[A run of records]
----------------------------------------

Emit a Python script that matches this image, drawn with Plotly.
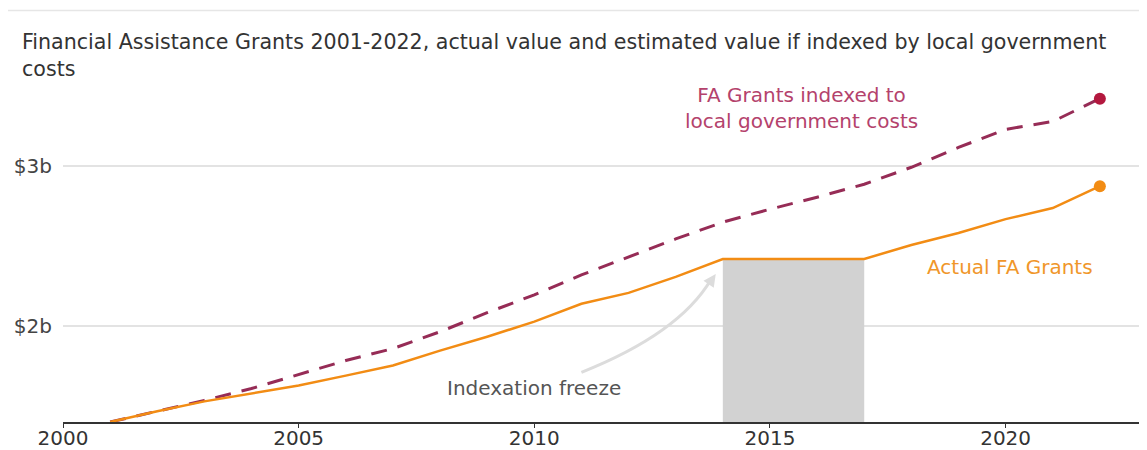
import plotly.graph_objects as go

years = list(range(2001, 2023))
actual = [1.40, 1.467, 1.529, 1.578, 1.628, 1.690, 1.753, 1.846, 1.933, 2.027,
          2.139, 2.207, 2.307, 2.419, 2.419, 2.419, 2.419, 2.506, 2.581, 2.668,
          2.737, 2.874]
indexed = [1.40, 1.467, 1.535, 1.609, 1.697, 1.784, 1.859, 1.964, 2.083, 2.195,
           2.319, 2.431, 2.544, 2.649, 2.730, 2.805, 2.886, 2.992, 3.116, 3.229,
           3.278, 3.421]
freeze_years = [2014, 2015, 2016, 2017]
x_ticks = [2000, 2005, 2010, 2015, 2020]
y_ticks = [2, 3]
y_tick_labels = ["$2b", "$3b"]

FONT = "DejaVu Sans"
ORANGE = "#f28c14"
MAROON = "#962c56"
DOT_MAROON = "#b3183e"

freeze_vals = [actual[years.index(y)] for y in freeze_years]

fig = go.Figure()
fig.add_trace(go.Scatter(x=freeze_years, y=freeze_vals, mode="lines",
                         line=dict(width=0), fill="tozeroy",
                         fillcolor="#d2d2d2", hoverinfo="skip", showlegend=False))
fig.add_trace(go.Scatter(x=years, y=indexed, mode="lines",
                         line=dict(color=MAROON, width=3, dash="16px,11px"),
                         showlegend=False))
fig.add_trace(go.Scatter(x=years, y=actual, mode="lines",
                         line=dict(color=ORANGE, width=2.5),
                         showlegend=False))
fig.add_trace(go.Scatter(x=[years[-1]], y=[indexed[-1]], mode="markers",
                         marker=dict(color=DOT_MAROON, size=12), showlegend=False))
fig.add_trace(go.Scatter(x=[years[-1]], y=[actual[-1]], mode="markers",
                         marker=dict(color=ORANGE, size=12), showlegend=False))

# curved arrow
fig.add_shape(type="path", xref="x", yref="y",
              path="M 2011.0,1.71 Q 2013.07,1.952 2013.75,2.29",
              line=dict(color="#dcdcdc", width=3))
fig.add_annotation(x=2013.85, y=2.325, ax=2013.72, ay=2.27, xref="x", yref="y",
                   axref="x", ayref="y", showarrow=True, arrowhead=2,
                   arrowsize=1, arrowwidth=2.5, arrowcolor="#dcdcdc", text="",
                   standoff=0)

fig.add_annotation(x=2015.67, y=3.36, xref="x", yref="y",
                   text="FA Grants indexed to<br>local government costs",
                   showarrow=False, font=dict(family=FONT, size=20, color="#b4426c"),
                   align="center")
fig.add_annotation(x=2020.1, y=2.37, xref="x", yref="y", text="Actual FA Grants",
                   showarrow=False, font=dict(family=FONT, size=20, color="#f0962a"))
fig.add_annotation(x=2010.0, y=1.61, xref="x", yref="y", text="Indexation freeze",
                   showarrow=False, font=dict(family=FONT, size=20, color="#555555"))

# top rule
fig.add_shape(type="line", xref="paper", yref="paper", x0=-0.051, x1=1.0,
              y0=1.225, y1=1.225, line=dict(color="#e6e6e6", width=1.5))

fig.update_layout(
    width=1139, height=442,
    margin=dict(l=55, r=0, t=78, b=26),
    paper_bgcolor="white", plot_bgcolor="white",
    title=dict(text="Financial Assistance Grants 2001-2022, actual value and estimated value if indexed by local government<br>costs",
               x=0.0123, xanchor="left", y=0.907, yanchor="top",
               font=dict(family=FONT, size=20.6, color="#333333")),
    xaxis=dict(range=[2000, 2023], tickvals=x_ticks, showgrid=False,
               showline=True, linecolor="#333333", linewidth=1.5,
               ticks="outside", ticklen=4, tickcolor="#333333",
               ticklabelstandoff=-7,
               tickfont=dict(family=FONT, size=20, color="#333333"), zeroline=False),
    yaxis=dict(range=[1.4, 3.5], tickvals=y_ticks, ticktext=y_tick_labels,
               showgrid=True, gridcolor="#e3e3e3", gridwidth=1.5, zeroline=False,
               showline=False, ticks="", ticklabelstandoff=10,
               tickfont=dict(family=FONT, size=20, color="#444444")),
)

fig.write_html("out.html")
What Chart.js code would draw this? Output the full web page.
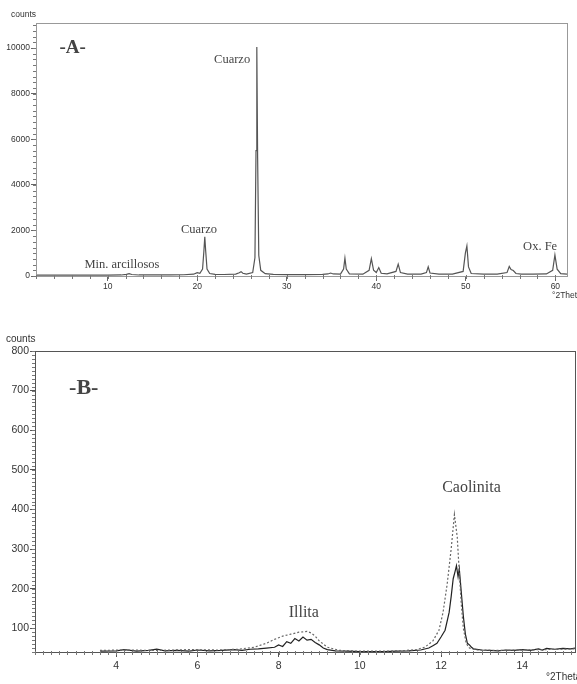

----------------------------------------

Task goal: Reproduce the data above in full, exactly as it is, with the pictures left out.

Finished task:
Emit a Python script that matches this image, drawn with Plotly.
import plotly.graph_objects as go

years = list(range(2001, 2023))
actual = [1.40, 1.467, 1.529, 1.578, 1.628, 1.690, 1.753, 1.846, 1.933, 2.027,
          2.139, 2.207, 2.307, 2.419, 2.419, 2.419, 2.419, 2.506, 2.581, 2.668,
          2.737, 2.874]
indexed = [1.40, 1.467, 1.535, 1.609, 1.697, 1.784, 1.859, 1.964, 2.083, 2.195,
           2.319, 2.431, 2.544, 2.649, 2.730, 2.805, 2.886, 2.992, 3.116, 3.229,
           3.278, 3.421]
freeze_years = [2014, 2015, 2016, 2017]
x_ticks = [2000, 2005, 2010, 2015, 2020]
y_ticks = [2, 3]
y_tick_labels = ["$2b", "$3b"]

FONT = "DejaVu Sans"
ORANGE = "#f28c14"
MAROON = "#962c56"
DOT_MAROON = "#b3183e"

freeze_vals = [actual[years.index(y)] for y in freeze_years]

fig = go.Figure()
fig.add_trace(go.Scatter(x=freeze_years, y=freeze_vals, mode="lines",
                         line=dict(width=0), fill="tozeroy",
                         fillcolor="#d2d2d2", hoverinfo="skip", showlegend=False))
fig.add_trace(go.Scatter(x=years, y=indexed, mode="lines",
                         line=dict(color=MAROON, width=3, dash="16px,11px"),
                         showlegend=False))
fig.add_trace(go.Scatter(x=years, y=actual, mode="lines",
                         line=dict(color=ORANGE, width=2.5),
                         showlegend=False))
fig.add_trace(go.Scatter(x=[years[-1]], y=[indexed[-1]], mode="markers",
                         marker=dict(color=DOT_MAROON, size=12), showlegend=False))
fig.add_trace(go.Scatter(x=[years[-1]], y=[actual[-1]], mode="markers",
                         marker=dict(color=ORANGE, size=12), showlegend=False))

# curved arrow
fig.add_shape(type="path", xref="x", yref="y",
              path="M 2011.0,1.71 Q 2013.07,1.952 2013.75,2.29",
              line=dict(color="#dcdcdc", width=3))
fig.add_annotation(x=2013.85, y=2.325, ax=2013.72, ay=2.27, xref="x", yref="y",
                   axref="x", ayref="y", showarrow=True, arrowhead=2,
                   arrowsize=1, arrowwidth=2.5, arrowcolor="#dcdcdc", text="",
                   standoff=0)

fig.add_annotation(x=2015.67, y=3.36, xref="x", yref="y",
                   text="FA Grants indexed to<br>local government costs",
                   showarrow=False, font=dict(family=FONT, size=20, color="#b4426c"),
                   align="center")
fig.add_annotation(x=2020.1, y=2.37, xref="x", yref="y", text="Actual FA Grants",
                   showarrow=False, font=dict(family=FONT, size=20, color="#f0962a"))
fig.add_annotation(x=2010.0, y=1.61, xref="x", yref="y", text="Indexation freeze",
                   showarrow=False, font=dict(family=FONT, size=20, color="#555555"))

# top rule
fig.add_shape(type="line", xref="paper", yref="paper", x0=-0.051, x1=1.0,
              y0=1.225, y1=1.225, line=dict(color="#e6e6e6", width=1.5))

fig.update_layout(
    width=1139, height=442,
    margin=dict(l=55, r=0, t=78, b=26),
    paper_bgcolor="white", plot_bgcolor="white",
    title=dict(text="Financial Assistance Grants 2001-2022, actual value and estimated value if indexed by local government<br>costs",
               x=0.0123, xanchor="left", y=0.907, yanchor="top",
               font=dict(family=FONT, size=20.6, color="#333333")),
    xaxis=dict(range=[2000, 2023], tickvals=x_ticks, showgrid=False,
               showline=True, linecolor="#333333", linewidth=1.5,
               ticks="outside", ticklen=4, tickcolor="#333333",
               ticklabelstandoff=-7,
               tickfont=dict(family=FONT, size=20, color="#333333"), zeroline=False),
    yaxis=dict(range=[1.4, 3.5], tickvals=y_ticks, ticktext=y_tick_labels,
               showgrid=True, gridcolor="#e3e3e3", gridwidth=1.5, zeroline=False,
               showline=False, ticks="", ticklabelstandoff=10,
               tickfont=dict(family=FONT, size=20, color="#444444")),
)

fig.write_html("out.html")
What Chart.js code would draw this? Output the full web page.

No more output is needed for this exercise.